[Begin]
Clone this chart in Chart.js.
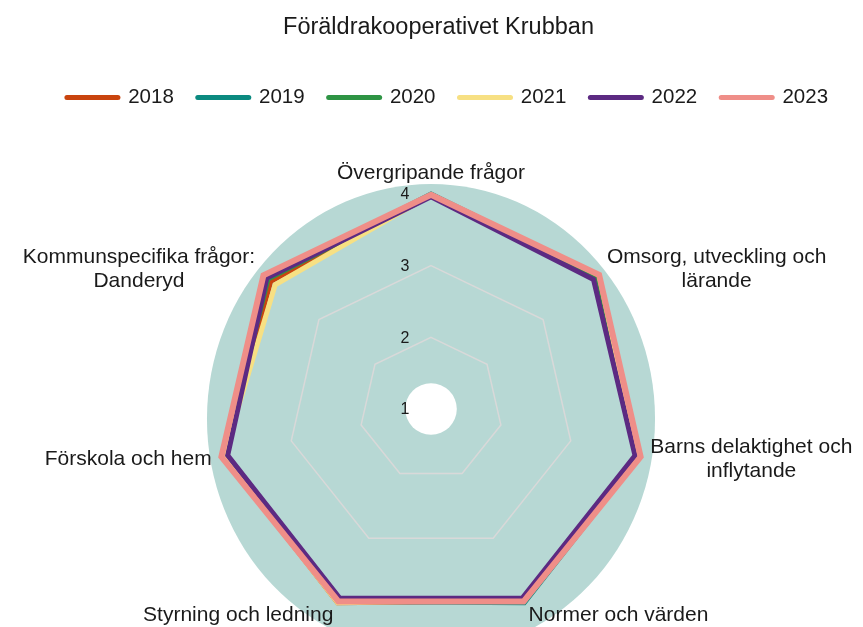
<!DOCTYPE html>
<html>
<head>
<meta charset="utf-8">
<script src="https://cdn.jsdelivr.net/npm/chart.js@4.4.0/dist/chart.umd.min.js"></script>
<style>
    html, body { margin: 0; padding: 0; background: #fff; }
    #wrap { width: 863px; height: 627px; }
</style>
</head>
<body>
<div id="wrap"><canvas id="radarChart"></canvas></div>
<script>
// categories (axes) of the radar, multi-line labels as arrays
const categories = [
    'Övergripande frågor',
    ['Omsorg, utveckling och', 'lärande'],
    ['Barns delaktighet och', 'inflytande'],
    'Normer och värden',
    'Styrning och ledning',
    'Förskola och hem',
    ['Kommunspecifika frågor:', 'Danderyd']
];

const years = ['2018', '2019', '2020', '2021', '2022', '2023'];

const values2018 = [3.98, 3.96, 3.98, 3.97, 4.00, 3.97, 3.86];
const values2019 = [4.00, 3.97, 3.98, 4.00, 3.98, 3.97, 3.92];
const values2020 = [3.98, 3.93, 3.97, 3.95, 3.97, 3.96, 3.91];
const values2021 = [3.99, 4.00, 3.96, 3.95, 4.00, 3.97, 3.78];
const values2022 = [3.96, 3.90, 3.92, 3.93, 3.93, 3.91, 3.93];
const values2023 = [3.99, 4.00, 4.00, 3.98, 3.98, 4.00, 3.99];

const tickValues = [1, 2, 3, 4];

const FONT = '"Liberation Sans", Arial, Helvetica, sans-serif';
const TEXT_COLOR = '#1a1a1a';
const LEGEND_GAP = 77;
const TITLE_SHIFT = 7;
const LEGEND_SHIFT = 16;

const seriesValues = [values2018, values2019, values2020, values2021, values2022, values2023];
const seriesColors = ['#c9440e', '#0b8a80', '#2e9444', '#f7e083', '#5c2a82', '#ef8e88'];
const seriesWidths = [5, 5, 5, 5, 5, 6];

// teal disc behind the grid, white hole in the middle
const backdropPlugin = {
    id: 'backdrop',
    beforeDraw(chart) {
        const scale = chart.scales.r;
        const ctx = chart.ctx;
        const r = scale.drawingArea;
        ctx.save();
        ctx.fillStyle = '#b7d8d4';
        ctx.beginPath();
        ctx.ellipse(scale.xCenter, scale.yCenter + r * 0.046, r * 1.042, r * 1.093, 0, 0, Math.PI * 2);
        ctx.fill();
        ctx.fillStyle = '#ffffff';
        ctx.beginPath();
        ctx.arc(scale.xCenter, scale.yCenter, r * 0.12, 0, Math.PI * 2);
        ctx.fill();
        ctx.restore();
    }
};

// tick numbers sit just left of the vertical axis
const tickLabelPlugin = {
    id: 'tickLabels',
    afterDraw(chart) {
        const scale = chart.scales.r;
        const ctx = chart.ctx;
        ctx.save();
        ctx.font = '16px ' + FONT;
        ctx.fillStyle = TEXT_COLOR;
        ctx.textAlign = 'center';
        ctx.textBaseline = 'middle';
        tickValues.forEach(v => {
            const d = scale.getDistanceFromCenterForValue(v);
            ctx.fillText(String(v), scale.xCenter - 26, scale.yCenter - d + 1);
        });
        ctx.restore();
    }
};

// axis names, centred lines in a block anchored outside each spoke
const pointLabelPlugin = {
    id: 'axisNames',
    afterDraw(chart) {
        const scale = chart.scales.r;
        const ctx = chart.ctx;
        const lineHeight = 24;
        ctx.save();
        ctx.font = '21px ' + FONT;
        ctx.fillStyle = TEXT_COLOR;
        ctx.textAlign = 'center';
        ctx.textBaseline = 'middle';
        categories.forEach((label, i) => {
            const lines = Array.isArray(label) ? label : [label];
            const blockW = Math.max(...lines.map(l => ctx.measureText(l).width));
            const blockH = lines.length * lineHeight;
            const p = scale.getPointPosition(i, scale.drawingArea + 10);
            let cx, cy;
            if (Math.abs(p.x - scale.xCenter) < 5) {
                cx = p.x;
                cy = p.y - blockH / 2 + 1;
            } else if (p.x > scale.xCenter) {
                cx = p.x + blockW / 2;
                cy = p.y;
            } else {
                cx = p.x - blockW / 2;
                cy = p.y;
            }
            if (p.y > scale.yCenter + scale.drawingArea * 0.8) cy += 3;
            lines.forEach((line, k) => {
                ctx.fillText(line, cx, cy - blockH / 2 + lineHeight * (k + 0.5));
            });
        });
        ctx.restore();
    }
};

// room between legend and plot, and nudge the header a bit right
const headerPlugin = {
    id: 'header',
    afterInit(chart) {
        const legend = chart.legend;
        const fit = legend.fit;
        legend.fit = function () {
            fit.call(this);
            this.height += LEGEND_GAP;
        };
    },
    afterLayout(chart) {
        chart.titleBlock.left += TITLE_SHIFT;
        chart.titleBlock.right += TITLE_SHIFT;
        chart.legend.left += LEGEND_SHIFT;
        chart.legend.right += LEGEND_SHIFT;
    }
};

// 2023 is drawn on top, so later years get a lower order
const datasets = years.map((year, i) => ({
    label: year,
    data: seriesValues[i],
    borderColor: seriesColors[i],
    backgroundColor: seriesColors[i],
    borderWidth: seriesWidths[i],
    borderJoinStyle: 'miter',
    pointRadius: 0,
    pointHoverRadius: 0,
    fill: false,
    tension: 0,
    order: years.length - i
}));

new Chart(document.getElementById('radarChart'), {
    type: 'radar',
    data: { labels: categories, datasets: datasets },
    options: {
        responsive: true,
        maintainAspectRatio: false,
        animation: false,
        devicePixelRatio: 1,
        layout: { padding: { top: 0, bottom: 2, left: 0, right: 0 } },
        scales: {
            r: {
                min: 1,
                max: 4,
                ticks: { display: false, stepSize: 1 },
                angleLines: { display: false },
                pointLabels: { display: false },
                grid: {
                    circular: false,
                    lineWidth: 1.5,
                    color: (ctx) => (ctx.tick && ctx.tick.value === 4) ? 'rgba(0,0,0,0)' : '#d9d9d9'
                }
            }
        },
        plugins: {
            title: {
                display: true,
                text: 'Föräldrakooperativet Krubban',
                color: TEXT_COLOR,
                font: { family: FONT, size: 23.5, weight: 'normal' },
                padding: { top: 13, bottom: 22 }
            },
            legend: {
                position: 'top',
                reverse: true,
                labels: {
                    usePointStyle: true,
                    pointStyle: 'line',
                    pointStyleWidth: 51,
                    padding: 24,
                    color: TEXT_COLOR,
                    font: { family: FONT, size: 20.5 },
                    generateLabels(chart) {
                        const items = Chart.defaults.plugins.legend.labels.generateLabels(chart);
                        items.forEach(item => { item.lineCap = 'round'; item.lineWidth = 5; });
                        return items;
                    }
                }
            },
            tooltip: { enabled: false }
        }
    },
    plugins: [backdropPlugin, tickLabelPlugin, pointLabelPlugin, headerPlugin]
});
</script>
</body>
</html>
[End]
Without the images, write out each line of the data verbatim.

Clone this chart in Chart.js.
<!DOCTYPE html>
<html>
<head>
<meta charset="utf-8">
<script src="https://cdn.jsdelivr.net/npm/chart.js@4.4.0/dist/chart.umd.min.js"></script>
<style>
    html, body { margin: 0; padding: 0; background: #fff; }
    #wrap { width: 863px; height: 627px; }
</style>
</head>
<body>
<div id="wrap"><canvas id="radarChart"></canvas></div>
<script>
// categories (axes) of the radar, multi-line labels as arrays
const categories = [
    'Övergripande frågor',
    ['Omsorg, utveckling och', 'lärande'],
    ['Barns delaktighet och', 'inflytande'],
    'Normer och värden',
    'Styrning och ledning',
    'Förskola och hem',
    ['Kommunspecifika frågor:', 'Danderyd']
];

const years = ['2018', '2019', '2020', '2021', '2022', '2023'];

const values2018 = [3.98, 3.96, 3.98, 3.97, 4.00, 3.97, 3.86];
const values2019 = [4.00, 3.97, 3.98, 4.00, 3.98, 3.97, 3.92];
const values2020 = [3.98, 3.93, 3.97, 3.95, 3.97, 3.96, 3.91];
const values2021 = [3.99, 4.00, 3.96, 3.95, 4.00, 3.97, 3.78];
const values2022 = [3.96, 3.90, 3.92, 3.93, 3.93, 3.91, 3.93];
const values2023 = [3.99, 4.00, 4.00, 3.98, 3.98, 4.00, 3.99];

const tickValues = [1, 2, 3, 4];

const FONT = '"Liberation Sans", Arial, Helvetica, sans-serif';
const TEXT_COLOR = '#1a1a1a';
const LEGEND_GAP = 77;
const TITLE_SHIFT = 7;
const LEGEND_SHIFT = 16;

const seriesValues = [values2018, values2019, values2020, values2021, values2022, values2023];
const seriesColors = ['#c9440e', '#0b8a80', '#2e9444', '#f7e083', '#5c2a82', '#ef8e88'];
const seriesWidths = [5, 5, 5, 5, 5, 6];

// teal disc behind the grid, white hole in the middle
const backdropPlugin = {
    id: 'backdrop',
    beforeDraw(chart) {
        const scale = chart.scales.r;
        const ctx = chart.ctx;
        const r = scale.drawingArea;
        ctx.save();
        ctx.fillStyle = '#b7d8d4';
        ctx.beginPath();
        ctx.ellipse(scale.xCenter, scale.yCenter + r * 0.046, r * 1.042, r * 1.093, 0, 0, Math.PI * 2);
        ctx.fill();
        ctx.fillStyle = '#ffffff';
        ctx.beginPath();
        ctx.arc(scale.xCenter, scale.yCenter, r * 0.12, 0, Math.PI * 2);
        ctx.fill();
        ctx.restore();
    }
};

// tick numbers sit just left of the vertical axis
const tickLabelPlugin = {
    id: 'tickLabels',
    afterDraw(chart) {
        const scale = chart.scales.r;
        const ctx = chart.ctx;
        ctx.save();
        ctx.font = '16px ' + FONT;
        ctx.fillStyle = TEXT_COLOR;
        ctx.textAlign = 'center';
        ctx.textBaseline = 'middle';
        tickValues.forEach(v => {
            const d = scale.getDistanceFromCenterForValue(v);
            ctx.fillText(String(v), scale.xCenter - 26, scale.yCenter - d + 1);
        });
        ctx.restore();
    }
};

// axis names, centred lines in a block anchored outside each spoke
const pointLabelPlugin = {
    id: 'axisNames',
    afterDraw(chart) {
        const scale = chart.scales.r;
        const ctx = chart.ctx;
        const lineHeight = 24;
        ctx.save();
        ctx.font = '21px ' + FONT;
        ctx.fillStyle = TEXT_COLOR;
        ctx.textAlign = 'center';
        ctx.textBaseline = 'middle';
        categories.forEach((label, i) => {
            const lines = Array.isArray(label) ? label : [label];
            const blockW = Math.max(...lines.map(l => ctx.measureText(l).width));
            const blockH = lines.length * lineHeight;
            const p = scale.getPointPosition(i, scale.drawingArea + 10);
            let cx, cy;
            if (Math.abs(p.x - scale.xCenter) < 5) {
                cx = p.x;
                cy = p.y - blockH / 2 + 1;
            } else if (p.x > scale.xCenter) {
                cx = p.x + blockW / 2;
                cy = p.y;
            } else {
                cx = p.x - blockW / 2;
                cy = p.y;
            }
            if (p.y > scale.yCenter + scale.drawingArea * 0.8) cy += 3;
            lines.forEach((line, k) => {
                ctx.fillText(line, cx, cy - blockH / 2 + lineHeight * (k + 0.5));
            });
        });
        ctx.restore();
    }
};

// room between legend and plot, and nudge the header a bit right
const headerPlugin = {
    id: 'header',
    afterInit(chart) {
        const legend = chart.legend;
        const fit = legend.fit;
        legend.fit = function () {
            fit.call(this);
            this.height += LEGEND_GAP;
        };
    },
    afterLayout(chart) {
        chart.titleBlock.left += TITLE_SHIFT;
        chart.titleBlock.right += TITLE_SHIFT;
        chart.legend.left += LEGEND_SHIFT;
        chart.legend.right += LEGEND_SHIFT;
    }
};

// 2023 is drawn on top, so later years get a lower order
const datasets = years.map((year, i) => ({
    label: year,
    data: seriesValues[i],
    borderColor: seriesColors[i],
    backgroundColor: seriesColors[i],
    borderWidth: seriesWidths[i],
    borderJoinStyle: 'miter',
    pointRadius: 0,
    pointHoverRadius: 0,
    fill: false,
    tension: 0,
    order: years.length - i
}));

new Chart(document.getElementById('radarChart'), {
    type: 'radar',
    data: { labels: categories, datasets: datasets },
    options: {
        responsive: true,
        maintainAspectRatio: false,
        animation: false,
        devicePixelRatio: 1,
        layout: { padding: { top: 0, bottom: 2, left: 0, right: 0 } },
        scales: {
            r: {
                min: 1,
                max: 4,
                ticks: { display: false, stepSize: 1 },
                angleLines: { display: false },
                pointLabels: { display: false },
                grid: {
                    circular: false,
                    lineWidth: 1.5,
                    color: (ctx) => (ctx.tick && ctx.tick.value === 4) ? 'rgba(0,0,0,0)' : '#d9d9d9'
                }
            }
        },
        plugins: {
            title: {
                display: true,
                text: 'Föräldrakooperativet Krubban',
                color: TEXT_COLOR,
                font: { family: FONT, size: 23.5, weight: 'normal' },
                padding: { top: 13, bottom: 22 }
            },
            legend: {
                position: 'top',
                reverse: true,
                labels: {
                    usePointStyle: true,
                    pointStyle: 'line',
                    pointStyleWidth: 51,
                    padding: 24,
                    color: TEXT_COLOR,
                    font: { family: FONT, size: 20.5 },
                    generateLabels(chart) {
                        const items = Chart.defaults.plugins.legend.labels.generateLabels(chart);
                        items.forEach(item => { item.lineCap = 'round'; item.lineWidth = 5; });
                        return items;
                    }
                }
            },
            tooltip: { enabled: false }
        }
    },
    plugins: [backdropPlugin, tickLabelPlugin, pointLabelPlugin, headerPlugin]
});
</script>
</body>
</html>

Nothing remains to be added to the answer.